Because it’s so hard keeping $400 million under your mattress –> Phil Mattingly at Bloomberg Politics has this fascinating look — with helpful charts — at the financial institutions where presidential candidates stash all that campaign cash, especially a small, single-branch joint called Chain Bridge Bank in McLean, Virginia. It’s a favorite of such Republicans as Jeb Bush, Rick Perry, Carly Fiorina, Lindsey Graham, Ben Carson, Scott Walker and Bobby Jindal. Why?
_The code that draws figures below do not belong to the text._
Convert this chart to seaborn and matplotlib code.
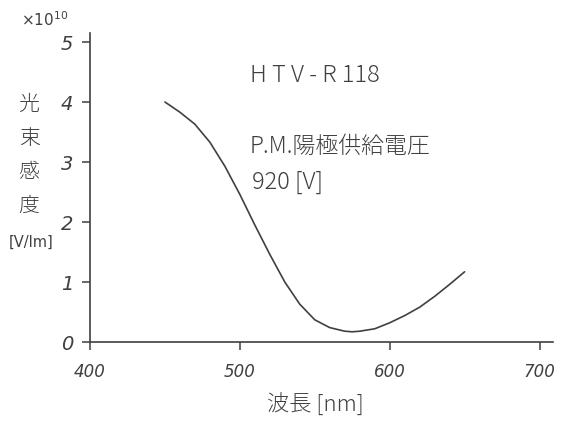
import matplotlib
matplotlib.use("Agg")
import matplotlib.pyplot as plt
import seaborn as sns
import pandas as pd

# Spectral sensitivity of the HTV-R118 photomultiplier
wavelength_nm = [450, 460, 470, 480, 490, 500, 510, 520, 530, 540, 550,
                 560, 570, 575, 580, 590, 600, 610, 620, 630, 640, 650]
sensitivity_e10 = [4.00, 3.83, 3.63, 3.33, 2.93, 2.46, 1.95, 1.46, 1.00, 0.63, 0.37,
                   0.24, 0.18, 0.17, 0.18, 0.22, 0.32, 0.44, 0.58, 0.76, 0.96, 1.17]

x_ticks = [400, 500, 600, 700]
y_ticks = [0, 1, 2, 3, 4, 5]

sns.set_theme(style="white")
plt.rcParams["font.family"] = ["Noto Sans CJK JP", "DejaVu Sans"]

ink = "#404040"
df = pd.DataFrame({"wavelength": wavelength_nm, "sensitivity": sensitivity_e10})

fig = plt.figure(figsize=(5.61, 4.24), dpi=100)
ax = fig.add_axes([90 / 561, 1 - 342 / 424, (553 - 90) / 561, (342 - 33) / 424])

sns.lineplot(data=df, x="wavelength", y="sensitivity", ax=ax,
             color=ink, linewidth=1.2)

ax.set_xlim(400, 709)
ax.set_ylim(0, 5.15)
ax.set_xticks(x_ticks)
ax.set_yticks(y_ticks)
ax.set_xlabel("")
ax.set_ylabel("")

for side in ("top", "right"):
    ax.spines[side].set_visible(False)
for side in ("left", "bottom"):
    ax.spines[side].set_color(ink)
    ax.spines[side].set_linewidth(1.2)

ax.tick_params(axis="both", colors=ink, direction="out", length=6, width=1.1,
               left=True, bottom=True)
ax.tick_params(axis="x", pad=9, labelsize=12, labelcolor=ink)
ax.tick_params(axis="y", pad=6, labelsize=14, labelcolor=ink)
for lab in ax.get_xticklabels() + ax.get_yticklabels():
    lab.set_fontstyle("italic")
    lab.set_family(["DejaVu Sans"])

def ftext(px, py, s, **kw):
    fig.text(px / 561, 1 - py / 424, s, color=ink, **kw)

ftext(45, 20, r"×10$^{10}$", fontsize=11, ha="center", va="center",
      family=["DejaVu Sans"])
ftext(29, 155, "光\n束\n感\n度", fontsize=15, ha="center", va="center",
      linespacing=1.7, fontweight="light")
ftext(31, 242, "[V/lm]", fontsize=10.5, ha="center", va="center",
      family=["DejaVu Sans"])
ftext(315, 405, "波長 [nm]", fontsize=16, ha="center", va="center",
      fontweight="light")
ftext(315, 76, "H T V - R 118", fontsize=17, ha="center", va="center",
      fontweight="light")
ftext(250, 146, "P.M.陽極供給電圧", fontsize=16.5, ha="left", va="center",
      fontweight="light")
ftext(252, 182, "920 [V]", fontsize=17, ha="left", va="center",
      fontweight="light")

fig.savefig("out.png", dpi=100, facecolor="white")
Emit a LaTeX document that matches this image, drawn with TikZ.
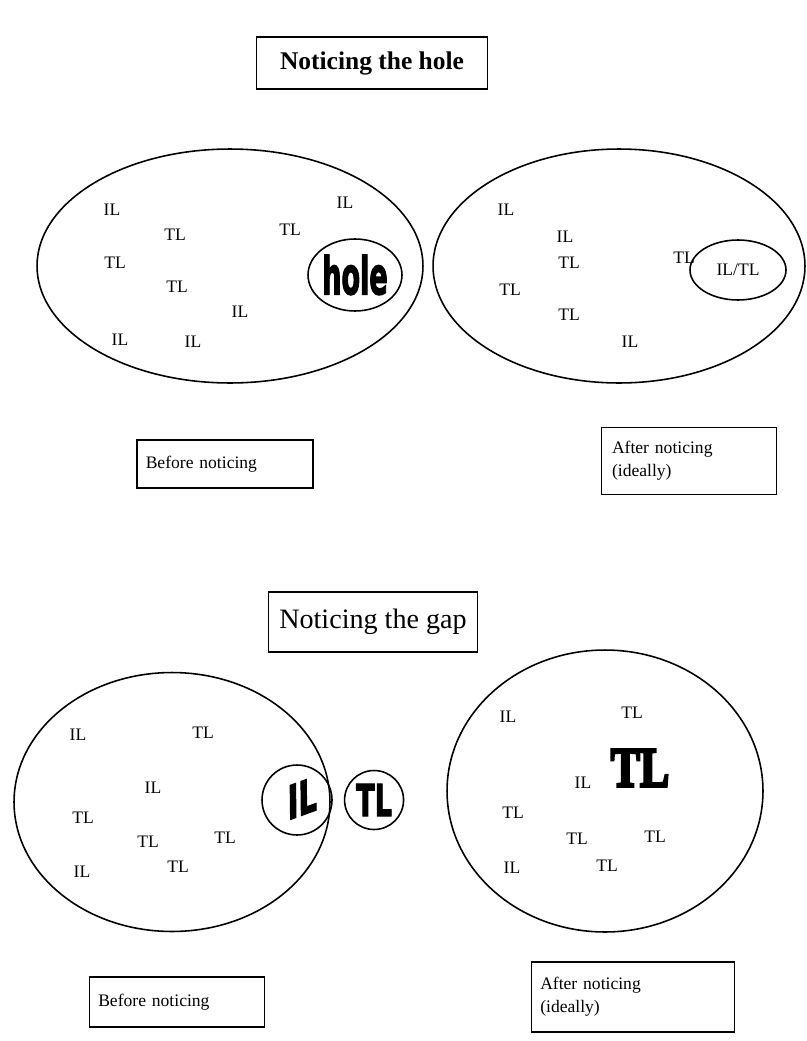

Hint: it’s not just the no-fee checking.
Who knew Greece is the biggest defense spender in Europe? –> So why, asks Sam Ross-Brown at The American Prospect, don’t the Greeks make more cuts in the military rather than slash social programs? One interesting fact: Germany is one of its leading arms suppliers. ALSO: Tariq Ali in the London Review of Books: “For Greeks of virtually all political persuasions the EU was once seen as a family to which one must belong. It has turned out to be a pretty dysfunctional family.” FYI, the Greek parliament passed a second round of legal and banking reform measures early this morning and hopes to begin bailout negotiations next week.
You owe it to yourself –> To try out the Donald Trump Insult Generator at Mother Jones. Then read Media Matters’ coverage of the how Rupert Murdoch’s empire is split asunder over The Donald — with Rupert himself tweeting, “When is Donald Trump going to stop embarrassing his friends, let alone the whole country?” while his underling at Fox News, Roger Ailes, touts all Trump all the time.